The New York Times review
Fair warning: If you’re a fan of all of French’s previous books, collectively known as the Dublin Murder Squad, this book isn’t part of that loose series. (The Dublin Murder Squad is an unusual series as each book tells a murder story from different squad members’ points of view, so you’re always seeing previous stories slightly recast—making it tough on hardcover fans who run out and buy every book and can’t remember the details a year later, but ideal for a vacation reader looking to binge on paperbacks). This novel gives us Toby, a privileged late-20s social media professional, who is only just realizing (maybe) how lucky he is. And then his home gets broken into and everything falls apart. The detectives and the doctors promptly tell him just how lucky he has been, but it doesn’t seem this crime will ever be solved. Toby’s luck goes to hell “gradually, and then all at once” as he goes to stay with a terminally ill uncle in an old home that’s been in the family for generations and a skull turns up in a tree in the garden. Here the mystery revolves around whether we (or Toby) can trust Toby’s narration, whether he’ll ever get back to where he started, and only secondarily about whose skull that is and how it got there. (Note that Susan has a weakness for unreliable narrators, which might make her an unreliable reviewer as a result.)

Vox
by Christina Dalcher

Publishers Weekly review
The premise is priceless, we’re sure a movie, if not a Netflix series, will be made. The book itself has weaknesses, but worth bearing with it just to ponder the overall idea. Women in American are now limited to 100 words per day. Any more and you get a shock from your monitoring bracelet. Sign language gets you hauled away, never to be seen again. Pens, paper, books—they are all locked up. Definitely a little heavy-handed. (Gotta ask how many people are both the parent of four and a genius researcher, even before the dystopia kicks in?) It’s in those details the author heaps things on, but the idea itself is fascinating, and the book is a fast read, so we’re still comfortable recommending it.

Look at Me
by Jennifer Egan

The Guardian review
We deliberately picked a review link from the re-release of Jennifer Egan’s Look at Me, circa 2001, on the heels of her rave reviews for A Visit from the Goon Squad.

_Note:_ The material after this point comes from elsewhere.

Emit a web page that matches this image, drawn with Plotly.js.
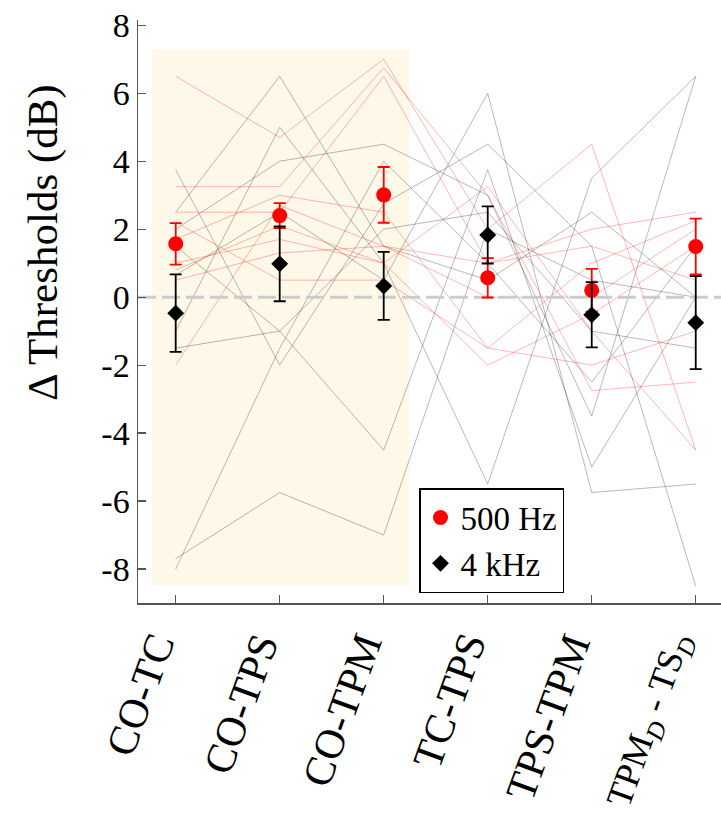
<!DOCTYPE html>
<html>
<head>
<meta charset="utf-8">
<script src="https://cdn.plot.ly/plotly-3.0.1.min.js"></script>
<style>html,body{margin:0;padding:0;background:#fff;}#chart{width:721px;height:821px;}</style>
</head>
<body>
<div id="chart"></div>
<script>
// ---- data ----
const categories = ['CO-TC', 'CO-TPS', 'CO-TPM', 'TC-TPS', 'TPS-TPM', 'TPM<sub><i>D</i></sub> - TS<sub><i>D</i></sub>'];
const yTicks = [-8, -6, -4, -2, 0, 2, 4, 6, 8];
const yTickLabels = ['-8', '-6', '-4', '-2', '0', '2', '4', '6', '8'];
const yTitle = '\u0394 Thresholds (dB)';

// group means and error (500 Hz, 4 kHz)
const mean500 = [1.57, 2.40, 3.01, 0.57, 0.20, 1.49];
const err500 = [0.61, 0.37, 0.82, 0.58, 0.63, 0.82];
const mean4k = [-0.47, 0.98, 0.33, 1.83, -0.52, -0.75];
const err4k = [1.14, 1.10, 1.00, 0.84, 0.96, 1.37];

// individual subjects, 500 Hz
const subj500_1 = [6.5, 4.7, 7.0, 2.0, 4.5, -4.5];
const subj500_2 = [3.25, 3.25, 6.75, 3.0, -2.75, -2.5];
const subj500_3 = [2.5, 2.5, 6.5, 1.0, 2.0, 2.5];
const subj500_4 = [1.7, 3.0, 2.5, -1.5, 1.0, 2.25];
const subj500_5 = [1.0, 1.7, 1.0, -2.0, -0.5, 1.5];
const subj500_6 = [0.8, 2.1, 1.0, 3.25, -1.0, -4.5];
const subj500_7 = [0.5, 1.3, 1.5, 1.0, 1.5, 0.5];
const subj500_8 = [-2.0, 2.7, 1.5, 0.0, 0.0, 2.0];
const subj500_9 = [2.2, 0.5, 0.5, -1.5, -2.0, -1.0];

// individual subjects, 4 kHz
const subj4k_1 = [3.75, -2.0, 2.75, 4.5, 1.5, -8.5];
const subj4k_2 = [2.5, 6.5, 1.5, 0.5, 2.5, 0.0];
const subj4k_3 = [2.0, 4.0, 4.5, 3.0, -3.5, 6.5];
const subj4k_4 = [1.5, -1.0, -4.5, 3.75, -5.0, 0.0];
const subj4k_5 = [0.65, 2.5, 0.5, 6.0, -5.75, -5.5];
const subj4k_6 = [-1.0, 5.0, 1.0, -5.5, 3.5, 6.5];
const subj4k_7 = [-1.5, -1.0, 2.0, 2.5, -1.0, -1.5];
const subj4k_8 = [-7.7, -5.75, -7.0, 2.0, 0.5, 0.0];
const subj4k_9 = [-8.0, -1.5, 4.0, 1.0, -2.5, 1.5];

const subjects500 = [subj500_1, subj500_2, subj500_3, subj500_4, subj500_5, subj500_6, subj500_7, subj500_8, subj500_9];
const subjects4k = [subj4k_1, subj4k_2, subj4k_3, subj4k_4, subj4k_5, subj4k_6, subj4k_7, subj4k_8, subj4k_9];

// ---- build ----
const xPos = categories.map((_, i) => i);
const xRange = [-0.3625, 5.243];
const serif = 'Liberation Serif, Times New Roman, serif';

const traces = [];
subjects4k.forEach(s => traces.push({
  x: xPos, y: s, type: 'scatter', mode: 'lines', showlegend: false, hoverinfo: 'skip',
  line: {color: 'rgba(0,0,0,0.28)', width: 1}
}));
subjects500.forEach(s => traces.push({
  x: xPos, y: s, type: 'scatter', mode: 'lines', showlegend: false, hoverinfo: 'skip',
  line: {color: 'rgba(255,0,0,0.28)', width: 1}
}));
// zero reference line
traces.push({
  x: xRange, y: [0, 0], type: 'scatter', mode: 'lines', showlegend: false, hoverinfo: 'skip',
  line: {color: '#cccccc', width: 3, dash: '18px,6px'}
});
traces.push({
  x: xPos, y: mean500, type: 'scatter', mode: 'markers', name: '500 Hz',
  marker: {symbol: 'circle', size: 15, color: '#ff0000'},
  error_y: {type: 'data', array: err500, visible: true, color: '#ff0000', thickness: 1.8, width: 6}
});
traces.push({
  x: xPos, y: mean4k, type: 'scatter', mode: 'markers', name: '4 kHz',
  marker: {symbol: 'diamond', size: 13, color: '#000000'},
  error_y: {type: 'data', array: err4k, visible: true, color: '#000000', thickness: 1.8, width: 6}
});

// category labels as rotated annotations under the ticks
const lastIdx = categories.length - 1;
const labelAnnotations = categories.map((c, i) => ({
  text: c, xref: 'x', yref: 'paper', x: xPos[i], y: -22 / 583,
  xanchor: 'right', yanchor: 'top', xshift: 10, textangle: -70, showarrow: false,
  font: {family: serif, size: i === lastIdx ? 36 : 42, color: '#000'}
}));

const layout = {
  width: 721, height: 821,
  margin: {l: 138, r: 0, t: 20, b: 218},
  paper_bgcolor: '#ffffff', plot_bgcolor: 'rgba(0,0,0,0)',
  font: {family: serif, color: '#000'},
  showlegend: true,
  legend: {
    x: 0.482, y: (603 - 488) / 583, xanchor: 'left', yanchor: 'top',
    bgcolor: '#ffffff', bordercolor: '#000000', borderwidth: 1.5,
    font: {family: serif, size: 33, color: '#000'}
  },
  xaxis: {
    range: xRange, tickmode: 'array', tickvals: xPos, showticklabels: false,
    ticks: 'inside', ticklen: 8, tickcolor: '#555', tickwidth: 1.2,
    showline: true, linecolor: '#555', linewidth: 1.5, showgrid: false, zeroline: false,
    automargin: false
  },
  yaxis: {
    range: [-9, 8.156], tickmode: 'array', tickvals: yTicks, ticktext: yTickLabels,
    tickfont: {family: serif, size: 34, color: '#000'},
    ticks: 'inside', ticklen: 8, tickcolor: '#555', tickwidth: 1.2,
    showline: true, linecolor: '#555', linewidth: 1.5, showgrid: false, zeroline: false,
    automargin: false
  },
  annotations: [{
    text: yTitle, xref: 'paper', yref: 'paper', x: (43 - 138) / 583, y: (603 - 243) / 583,
    xanchor: 'center', yanchor: 'middle', textangle: -90, showarrow: false,
    font: {family: serif, size: 43, color: '#000'}
  }].concat(labelAnnotations),
  shapes: [{
    type: 'rect', xref: 'x', yref: 'y', x0: -0.225, x1: 2.243, y0: -8.48, y1: 7.29,
    fillcolor: '#FEF8E8', line: {width: 0}, layer: 'below'
  }]
};

Plotly.newPlot('chart', traces, layout, {displayModeBar: false, staticPlot: true});
</script>
</body>
</html>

It’s a great novel, a riveting story, well-written. But when you consider how shockingly prophetic her discussion of identity remains—after the 17 ensuing years of the issues between public and private selves as magnified by social media’s rise. And while the book was written pre-9/11, the chameleon Z, a terrorist on a mission to open all eyes to the seductive lie of the American dream, is shocking not only because of the later events of 9/11 but because, oddly, he most resembles the bitter American conspiracy theorists of today, most of whom lay claim to patriotism as their sole purview. Amazing book in any scenario but the meanings have shifted a bit in the ensuing years, making it even more fascinating. Highly recommend this for book clubs—you could write a thesis, there’s so much here. Egan is one of the best American writers alive today—all of her books are page-turning, thought-provoking, with characters you don’t forget.